Father Vermeersch hesitates to subscribe to the principles enunciated above on account of certain authoritative statements which apparently are in contradiction with such views. He cites the words of Benedict XIV and the Encyclical of Leo XIII.

These, he maintains, militate against accepting the word heart in such a heteroclitic sense as to consider it a symbol of the uncreated love. But, since the heart was the object of such a symbolism in the Old Covenant, the symbolical meaning attached to it in the New Testament is not quite so heteroclitic as would appear at first sight. However, in order that the foregoing statements may retain their force, it will be necessary to reconcile them with the words of Benedict XIV and the Encyclical of Leo XIII.

Benedict XIV states that no feast in honor of Christ is directed to God the Son as the second Person of the Blessed Trinity. All the feasts worship Him as God-man, representing the special graces and deep mysteries which the Incarnate Word wrought for the salvation of mankind.

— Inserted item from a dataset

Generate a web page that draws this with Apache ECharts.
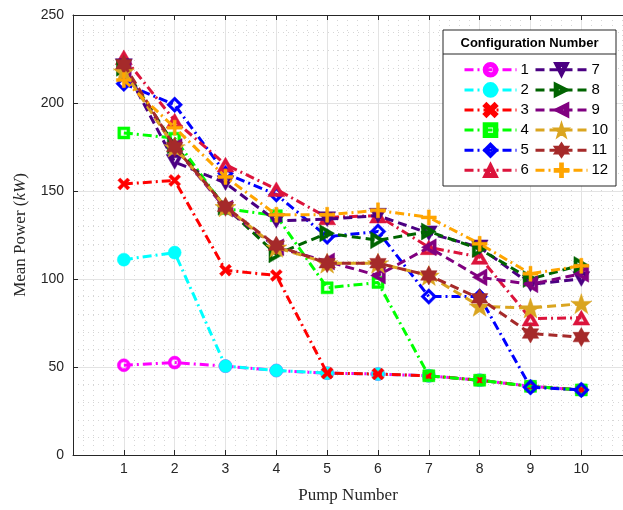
<!DOCTYPE html>
<html>
<head>
<meta charset="utf-8">
<script src="https://cdn.jsdelivr.net/npm/echarts@6/dist/echarts.min.js"></script>
<style>html,body{margin:0;padding:0;background:#fff}#c{width:623px;height:510px}</style>
</head>
<body>
<div id="c"></div>
<script>
var pumps = [1,2,3,4,5,6,7,8,9,10];
var xTickLabels = ['1','2','3','4','5','6','7','8','9','10'];
var yTickLabels = ['0','50','100','150','200','250'];
var seriesNames = ['1','2','3','4','5','6','7','8','9','10','11','12'];
var cfg1  = [51, 52.5, 50.5, 48, 46.5, 46, 45, 42.5, 39, 37];
var cfg2  = [111, 115, 50.5, 48, 46.5, 46, 45, 42.5, 39, 37];
var cfg3  = [154, 156, 105, 102, 46.5, 46, 45, 42.5, 39, 37];
var cfg4  = [183, 180, 140, 136, 95, 98, 45, 42.5, 39, 37];
var cfg5  = [211, 199, 160, 148, 124, 127, 90, 90, 38.5, 37];
var cfg6  = [226, 190, 165, 151, 135, 136, 118, 112.5, 77.5, 78];
var cfg7  = [221, 166.5, 154.5, 133, 134, 136, 126, 118, 97, 100];
var cfg8  = [220, 176, 141, 114, 126, 122, 127, 117, 100, 108];
var cfg9  = [219, 175, 140, 118, 110, 102, 118, 101, 97, 103];
var cfg10 = [218, 175, 141, 118, 109, 109, 102, 84.5, 83.5, 86];
var cfg11 = [222, 175, 141, 119, 109, 109, 102, 89, 69, 67];
var cfg12 = [213, 186, 158, 136.5, 136.5, 139, 135, 120, 103, 107.5];
var allData = [cfg1,cfg2,cfg3,cfg4,cfg5,cfg6,cfg7,cfg8,cfg9,cfg10,cfg11,cfg12];

var colors = ['#FF00FF','#00FFFF','#FF0000','#00FF00','#0000FF','#DC143C','#4B0082','#006400','#800080','#DAA520','#A52A2A','#FFA500'];
var DASHDOT = [9,4,2,4];
var DASHED = [9,5];
var PX = 'path://M2,0 L5,3 L8,0 L10,2 L7,5 L10,8 L8,10 L5,7 L2,10 L0,8 L3,5 L0,2 Z';
var PPLUS = 'path://M4,0 H6 V4 H10 V6 H6 V10 H4 V6 H0 V4 H4 Z';
var PSTAR = 'path://M50,0 L61.8,35.1 L97.6,34.5 L69.1,56.7 L79.4,90.5 L50,70 L20.6,90.5 L30.9,56.7 L2.4,34.5 L38.2,35.1 Z';
var PHEX = 'path://M50,0 L64.4,25 L93.3,25 L78.9,50 L93.3,75 L64.4,75 L50,100 L35.6,75 L6.7,75 L21.1,50 L6.7,25 L35.6,25 Z';
var PTRI = 'path://M50,0 L100,86.6 L0,86.6 Z M50,38 L33,67.5 L67,67.5 Z';
var PDIA = 'path://M50,0 L100,50 L50,100 L0,50 Z M50,24 L24,50 L50,76 L76,50 Z';
var PSQ = 'path://M0,0 H100 V100 H0 Z M24,24 V76 H76 V24 Z';
var PCIR = 'path://M50,0 A50,50 0 1,1 49.99,0 Z M50,24 A26,26 0 1,0 50.01,24 Z';
var styles = [
  {sym:PCIR, size:13, rot:0, dash:DASHDOT},
  {sym:'circle', size:13, rot:0, dash:DASHDOT},
  {sym:PX, size:12, rot:0, dash:DASHDOT},
  {sym:PSQ, size:12, rot:0, dash:DASHDOT},
  {sym:PDIA, size:16, rot:0, dash:DASHDOT},
  {sym:PTRI, size:17, rot:0, dash:DASHDOT},
  {sym:PTRI, size:17, rot:180, dash:DASHED},
  {sym:PTRI, size:17, rot:-90, dash:DASHED},
  {sym:PTRI, size:17, rot:90, dash:DASHED},
  {sym:PSTAR, size:21, rot:0, dash:DASHED},
  {sym:PHEX, size:19, rot:0, dash:DASHED},
  {sym:PPLUS, size:15, rot:0, dash:DASHDOT}
];

var series = allData.map(function(d, i){
  var st = styles[i];
  return {
    name: seriesNames[i],
    type: 'line',
    data: pumps.map(function(p, j){ return [p, d[j]]; }),
    symbol: st.sym,
    symbolSize: st.size,
    symbolRotate: st.rot,
    symbolKeepAspect: true,
    showAllSymbol: true,
    animation: false,
    color: colors[i],
    lineStyle: {color: colors[i], width: 3, type: st.dash},
    itemStyle: {color: colors[i], borderColor: colors[i], borderWidth: 0.5},
    emphasis: {disabled: true},
    z: 2 + i
  };
});

var legendCommon = {
  orient: 'vertical',
  itemWidth: 52,
  itemHeight: 17,
  itemGap: 4.5,
  z: 100,
  lineStyle: {width: 3},
  textStyle: {fontFamily: 'Liberation Sans, Arial, sans-serif', fontSize: 15, color: '#000', padding: [0,0,0,-1]},
  selectedMode: false
};

var chart = echarts.init(document.getElementById('c'), null, {renderer: 'canvas'});
chart.setOption({
  backgroundColor: '#fff',
  animation: false,
  grid: {left: 73, top: 15, bottom: 55, right: 0, containLabel: false},
  xAxis: [{
    type: 'value', min: 0, max: 10.82, interval: 1,
    name: 'Pump Number', nameLocation: 'middle', nameGap: 32,
    nameTextStyle: {fontFamily: 'Liberation Serif, Times New Roman, serif', fontSize: 17, color: '#262626'},
    axisLine: {show: true, onZero: false, lineStyle: {color: '#262626', width: 1}},
    axisTick: {show: true, inside: true, length: 5, lineStyle: {color: '#262626'}},
    axisLabel: {margin: 7, showMaxLabel: false, fontFamily: 'Liberation Sans, Arial, sans-serif', fontSize: 14, color: '#262626',
      formatter: function(v){ return (v >= 1 && v <= 10) ? xTickLabels[Math.round(v)-1] : ''; }},
    splitLine: {show: true, lineStyle: {color: '#e3e3e3', width: 1}},
    minorTick: {show: false, splitNumber: 5},
    minorSplitLine: {show: true, lineStyle: {color: '#d6d6d6', width: 1, type: [1,4]}}
  },{
    type: 'value', min: 0, max: 10.82, interval: 1, position: 'top',
    axisLine: {show: true, onZero: false, lineStyle: {color: '#262626', width: 1}},
    axisTick: {show: true, inside: true, length: 5, lineStyle: {color: '#262626'}},
    axisLabel: {show: false}, splitLine: {show: false}
  }],
  yAxis: [{
    type: 'value', min: 0, max: 250, interval: 50,
    name: 'Mean Power ({i|kW})', nameLocation: 'middle', nameGap: 44,
    nameTextStyle: {fontFamily: 'Liberation Serif, Times New Roman, serif', fontSize: 17, color: '#262626',
      rich: {i: {fontFamily: 'Liberation Serif, Times New Roman, serif', fontSize: 17, fontStyle: 'italic', color: '#262626'}}},
    axisLine: {show: true, onZero: false, lineStyle: {color: '#262626', width: 1}},
    axisTick: {show: true, inside: true, length: 5, lineStyle: {color: '#262626'}},
    axisLabel: {margin: 9, fontFamily: 'Liberation Sans, Arial, sans-serif', fontSize: 14, color: '#262626',
      formatter: function(v){ return yTickLabels[Math.round(v/50)]; }},
    splitLine: {show: true, lineStyle: {color: '#e3e3e3', width: 1}},
    minorTick: {show: false, splitNumber: 5},
    minorSplitLine: {show: true, lineStyle: {color: '#d6d6d6', width: 1, type: [1,4]}}
  }],
  legend: [
    Object.assign({data: seriesNames.slice(0,6), left: 458, top: 57}, legendCommon),
    Object.assign({data: seriesNames.slice(6), left: 529, top: 57}, legendCommon)
  ],
  graphic: [
    {type: 'rect', shape: {x: 443, y: 30, width: 173, height: 156}, style: {fill: '#fff', stroke: '#262626', lineWidth: 1}, z: 50},
    {type: 'line', shape: {x1: 443, y1: 54, x2: 616, y2: 54}, style: {stroke: '#262626', lineWidth: 1}, z: 51},
    {type: 'text', x: 529.5, y: 43, style: {text: 'Configuration Number', fontFamily: 'Liberation Sans, Arial, sans-serif', fontSize: 13, fontWeight: 'bold', fill: '#000', align: 'center', verticalAlign: 'middle'}, z: 51}
  ],
  series: series
});
</script>
</body>
</html>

It must be admitted that these words may be interpreted as militating against the conclusion established in the preceding pages. The uncreated love is the love of God the Son as such. It is altogether distinct from the theandric love and therefore we are introducing into the Feast of the Sacred Heart an object which apparently conflicts with the teaching of Benedict XIV, who denies that such an honor may be paid to the Logos viewed apart from human nature. But, it is also easy to see that the great Pontiff in this extract had in mind a direct worship of the Logos. If we advocated a direct cult to be paid to the uncreated love, then our teaching would be irreconcilable with his words. Such, however, is not the present contention. It is true that the Feast of the Sacred Heart is instituted in honor of the physical Heart as it symbolizes the created love of Christ directly. But the symbolism of the same Heart may be extended in a wider sense to the uncreated love. Therefore, we indirectly worship this latter. If anyone contend that it is unreasonable to combine two such dissimilar elements in one and the same devotion, Father Vignat answers that this union is necessitated by the mystery of the Incarnation.

The Encyclical of Leo XIII can in no way be interpreted as gainsaying the foregoing conclusion. Father Vermeersch fails to paraphrase it correctly. This letter "Divinum Mud" expresses the same idea we find in the works of Benedict XIV, but it is somewhat modified. "Though by certain Feasts," it says, " we celebrate the various mysteries of the incarnate Word, we do not celebrate by a proper Feast the Word according to His divine nature only. The modifier, tantum, favors our proposition inasmuch as we do not contend that we worship the uncreated love only, but worship it also, and indirectly.

Again, even if these two documents did militate against the acceptation of some of the above mentioned conclusions, it must be borne in mind that they are not apodictic proofs, as Father Alvery remarks, against which there is no higher appeal before the tribunal of human reason. Though their argumentative force cannot be denied, it is nevertheless true, that they do not possess a " sovereign value." Furthermore, it could be added that the first contains only a semblance of contradiction against our conclusion, while the second could hardly be interpreted as militating against it. Therefore, there is no reason to question the view advocated in this chapter.